Search code examples
checksumhuman-readablefingerprinting

Where to find list of innocuous words for human-readable checksums, fingerprints


I have several applications that create a unique (with high probability), human-readable checksum or digital signature by applying a cryptographic hash like MD5, then using the resulting bits with an arithmetic coder to select words from a list.
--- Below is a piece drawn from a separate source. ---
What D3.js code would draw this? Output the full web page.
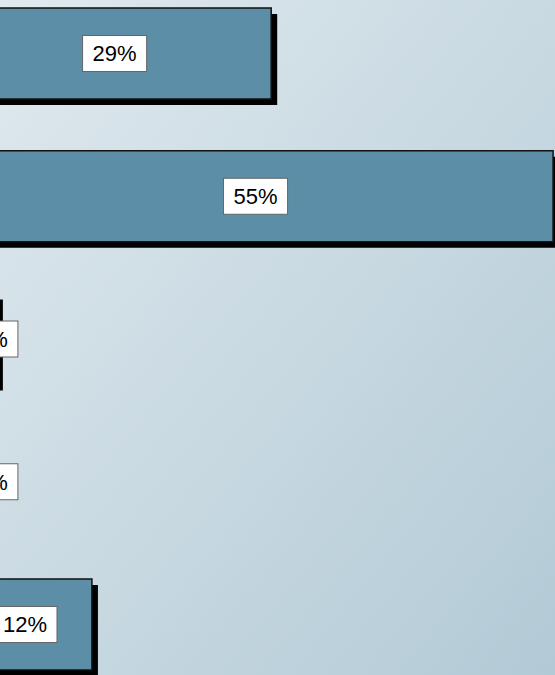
<!DOCTYPE html>
<html><head><meta charset="utf-8">
<script src="https://cdn.jsdelivr.net/npm/d3@7"></script>
<style>html,body{margin:0;padding:0;overflow:hidden;}svg{display:block;}</style>
</head><body>
<script>
const categories = ["A", "B", "C", "D", "E"];
const values = [29.0, 55.1, 3.6, 1.0, 12.4];
const labels = ["29%", "55%", "4%", "1%", "12%"];

const W = 555, H = 675;
const svg = d3.select("body").append("svg").attr("width", W).attr("height", H);
const defs = svg.append("defs");
const g = defs.append("linearGradient").attr("id", "bg")
  .attr("x1", "0%").attr("y1", "0%").attr("x2", "100%").attr("y2", "100%");
g.append("stop").attr("offset", "0%").attr("stop-color", "#e0e9ee");
g.append("stop").attr("offset", "100%").attr("stop-color", "#b2cad6");
svg.append("rect").attr("width", W).attr("height", H).attr("fill", "url(#bg)");

const x = d3.scaleLinear().domain([0, 60]).range([-42, -42 + 60 * 10.8]);
const step = 142.75;
const pIn = 1 - 91 / step;
const y = d3.scaleBand().domain(categories)
  .range([8 - pIn / 2 * step, 8 - pIn / 2 * step + 5 * step])
  .paddingInner(pIn).paddingOuter(pIn / 2);

const data = categories.map((c, i) => ({c, v: values[i], l: labels[i]}));
const off = 6;
const bars = svg.append("g");
bars.selectAll("rect.sh").data(data).join("rect").attr("class", "sh")
  .attr("x", x(0) + off).attr("y", d => y(d.c) + off)
  .attr("width", d => x(d.v) - x(0)).attr("height", y.bandwidth())
  .attr("fill", "#000");
bars.selectAll("rect.bar").data(data).join("rect").attr("class", "bar")
  .attr("x", x(0)).attr("y", d => y(d.c))
  .attr("width", d => x(d.v) - x(0)).attr("height", y.bandwidth())
  .attr("fill", "#5c8fa7").attr("stroke", "#111").attr("stroke-width", 1.5);

const lab = svg.append("g").selectAll("g").data(data).join("g")
  .attr("transform", d => `translate(${Math.max((x(0) + x(d.v)) / 2, -8)},${y(d.c) + y.bandwidth() / 2})`);
lab.each(function(d) {
  const s = d3.select(this);
  const t = s.append("text").text(d.l)
    .attr("font-family", "Arial, 'Liberation Sans', sans-serif").attr("font-size", 22)
    .attr("text-anchor", "middle").attr("dy", "0.36em").attr("fill", "#000");
  const w = t.node().getComputedTextLength() + 20;
  s.insert("rect", "text").attr("x", -w / 2).attr("y", -18).attr("width", w).attr("height", 36)
    .attr("fill", "#fff").attr("stroke", "#666").attr("stroke-width", 1);
});
</script>
</body></html>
I've simply been using /usr/share/dict/words, but recently a client (rightly) complained about receiving a document whose checksum included offensive words or trigger words. (More details at my answer to Generate User Friendly Codes).

For this application, long lists are important, as they avoid repeats---the list I'm using has many tens of thousands of words.
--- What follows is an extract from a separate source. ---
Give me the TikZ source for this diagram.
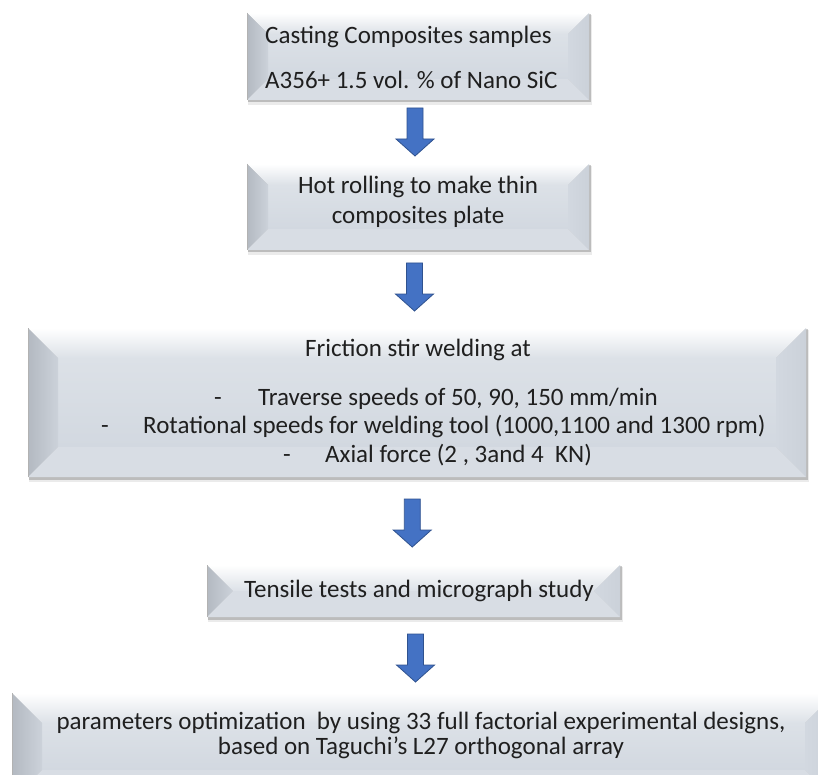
\documentclass[tikz,border=0pt]{standalone}
\usepackage{fontspec}
\setmainfont{Carlito}
\usetikzlibrary{calc}
\definecolor{facec}{HTML}{D2D8E0}
\definecolor{facetop}{HTML}{DCE1E7}
\definecolor{leftdark}{HTML}{B3B9C1}
\definecolor{leftlight}{HTML}{CCD2DA}
\definecolor{rightc}{HTML}{CBD1D9}
\definecolor{bottomc}{HTML}{D8DDE4}
\definecolor{arrfill}{HTML}{4472C4}
\definecolor{arrline}{HTML}{2F528F}
\tikzset{
  boxn/.style={inner sep=0pt, outer sep=0pt, draw=none},
  txt/.style={font=\fontsize{25}{30}\selectfont, inner sep=0pt, text=black!88, text height=0.68em, text depth=0.2em, yshift=-6pt},
  arrowshape/.style={fill=arrfill, draw=arrline, line width=0.8pt, line join=miter},
}
\newcommand\bevbox[6]{%
  \pgfmathsetmacro\bxw{#4-#2}%
  \pgfmathsetmacro\bxh{#5-#3}%
  \pgfmathsetmacro\bxcx{(#2+#4)/2}%
  \pgfmathsetmacro\bxcy{(#3+#5)/2}%
  \node[boxn, minimum width=\bxw pt, minimum height=\bxh pt] (#1) at (\bxcx,\bxcy) {};
  \fill[black, opacity=0.08] ($(#1.north west)+(1,2)$) rectangle ($(#1.south east)+(3,5)$);
  \fill[black, opacity=0.20] ($(#1.north west)+(0.5,1)$) rectangle ($(#1.south east)+(1.5,2.5)$);
  \shade[top color=facetop, bottom color=facec] ($(#1.north west)+(#6,#6)$) rectangle ($(#1.south east)+(-#6,-#6)$);
  \shade[top color=white, bottom color=facetop] (#1.north west) -- (#1.north east) -- ($(#1.north east)+(-#6,#6)$) -- ($(#1.north west)+(#6,#6)$) -- cycle;
  \shade[left color=leftdark, right color=leftlight] (#1.north west) -- ($(#1.north west)+(#6,#6)$) -- ($(#1.south west)+(#6,-#6)$) -- (#1.south west) -- cycle;
  \shade[left color=facec, right color=rightc] (#1.north east) -- ($(#1.north east)+(-#6,#6)$) -- ($(#1.south east)+(-#6,-#6)$) -- (#1.south east) -- cycle;
  \fill[bottomc] (#1.south west) -- ($(#1.south west)+(#6,-#6)$) -- ($(#1.south east)+(-#6,-#6)$) -- (#1.south east) -- cycle;
  \draw[black!30, line width=0.6pt] (#1.north west) -- (#1.south west);
}
\newcommand\downarr[1]{%
  \fill[arrowshape] ($(#1)+(-8,-24)$) -- ($(#1)+(8,-24)$) -- ($(#1)+(8,7)$) -- ($(#1)+(19,7)$) -- ($(#1)+(0,24)$) -- ($(#1)+(-19,7)$) -- ($(#1)+(-8,7)$) -- cycle;
}
\begin{document}
\begin{tikzpicture}[x=1pt,y=-1pt]
\useasboundingbox (0,0) rectangle (818,775);
\clip (0,0) rectangle (818,775);
\fill[white] (0,0) rectangle (818,775);

\bevbox{b1}{247}{13}{589}{100}{21}
\bevbox{b2}{247}{164}{589}{250}{21}
\bevbox{b3}{28}{328}{806}{477}{30}
\bevbox{b4}{207}{565}{620}{617}{26}
\bevbox{b5}{12}{693}{835}{800}{30}

% arrows between boxes
\coordinate (a1) at ($($(b1.south)!0.5!(b2.north)$)+(-3,0)$);
\coordinate (a2) at ($($(b2.south)!0.5!(b3.north)$)+(-3,-2)$);
\coordinate (a3) at ($($(b3.south)!0.5!(b4.north)$)+(-3,2)$);
\coordinate (a4) at ($($(b4.south)!0.5!(b5.north)$)+(-3,3)$);
\downarr{a1}
\downarr{a2}
\downarr{a3}
\downarr{a4}

% texts
\node[txt, anchor=west] (t1a) at (265,35) {Casting Composites samples};
\node[txt, anchor=west] (t1b) at (265,80) {A356+ 1.5 vol. \% of Nano SiC};
\node[txt] (t2a) at (418,185) {Hot rolling to make thin};
\node[txt] (t2b) at (418,215) {composites plate};
\node[txt] (t3a) at (418,348) {Friction stir welding at};
\node[txt] (d3b) at (218,397) {-};
\node[txt, anchor=west] (t3b) at (258,397) {Traverse speeds of 50, 90, 150 mm/min};
\node[txt] (d3c) at (105,425) {-};
\node[txt, anchor=west] (t3c) at (143,425) {Rotational speeds for welding tool (1000,1100 and 1300 rpm)};
\node[txt] (d3d) at (287,454) {-};
\node[txt, anchor=west] (t3d) at (325,454) {Axial force (2 , 3and 4~ KN)};
\node[txt] (t4) at (419,589) {Tensile tests and micrograph study};
\node[txt] (t5a) at (421,721) {parameters optimization~ by using 33 full factorial experimental designs,};
\node[txt] (t5b) at (421,746) {based on Taguchi’s L27 orthogonal array};
\end{tikzpicture}
\end{document}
Does anyone know either how to remove offensive and trigger words from such a list, or where to find a list of innocuous words?


Solution

  • One possibility is the ENABLE word list, used by Words with Friends and some other games. They try to avoid controversial words (pick your favorites and you won't find them there!-) It is in the public domain, so you can find it here and there. Its roughly 172,000 words. Here is one place I found it: http://www.greenworm.net/sites/default/files/gw-assets/enable1-wwf-v4.0-wordlist.txt

    Also, Scrabble has divergent lists - the company which owns the game has the "filtered" list, while the clubs use the unfiltered lists for competition. I don't want to post a link to offensive material, but if you Google "seattle scrabble club expurgated words", you might find a list of the words removed from the naughty list to produce the nice list. If you find all the words you got complaints about on that list, you could just use it as a filter.